私の本作り5 湯川成一

 湯川成一さんの一周忌には、湯川さんがつくった本を手にして偲ぶことにいたし
ましょうと記しましたが、湯川書房の初期の傑作といわれる加賀乙彦さん「雨の庭」を
手にしています。
 この本は、72年の刊行で、すでに会社は退社しているのですが、発行所はいまだに
自宅住所となっています。
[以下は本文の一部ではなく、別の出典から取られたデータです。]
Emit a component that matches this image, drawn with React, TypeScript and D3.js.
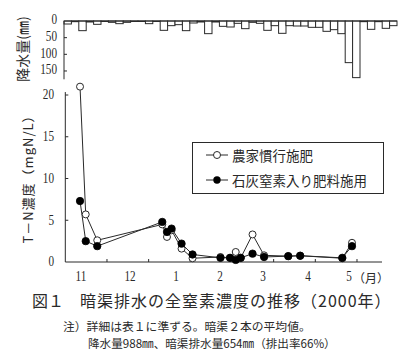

住所は摂津市正雀本町2丁目で、この正雀という地名からの
連想で、湯川書房の孔雀のマークが生まれ、湯川さんの雅号 水雀が生まれたとあり
ました。
 この本の奥付には、この本の制作にあたった人の名前が掲載されています。
 著 者 加賀乙彦
 刊行者 湯川成一
 製本者 植田由松
 印刷者 川井静夫
     鈴木美術印刷株式会社(大阪市浪速区下寺町 )
 発行所 湯川書房 
     昭和47年6月30日 発行

 この本は、湯川成一の刊行目録 14番 となるものですが、このリストでは発行
日が47年7月10日となっているようで、「SPIN 04号」にもそうあります。
本の奥付とすこし日付が違う事が気になりました。
 「SPIN 04号」にある目録で刊行目録1から39番までは「特別な記載がない時は、
印刷所は鈴木美術印刷で、製本は植田由松」とありますので、初期の本作りにおいて
は、精興社と須川製本ではないことがわかります。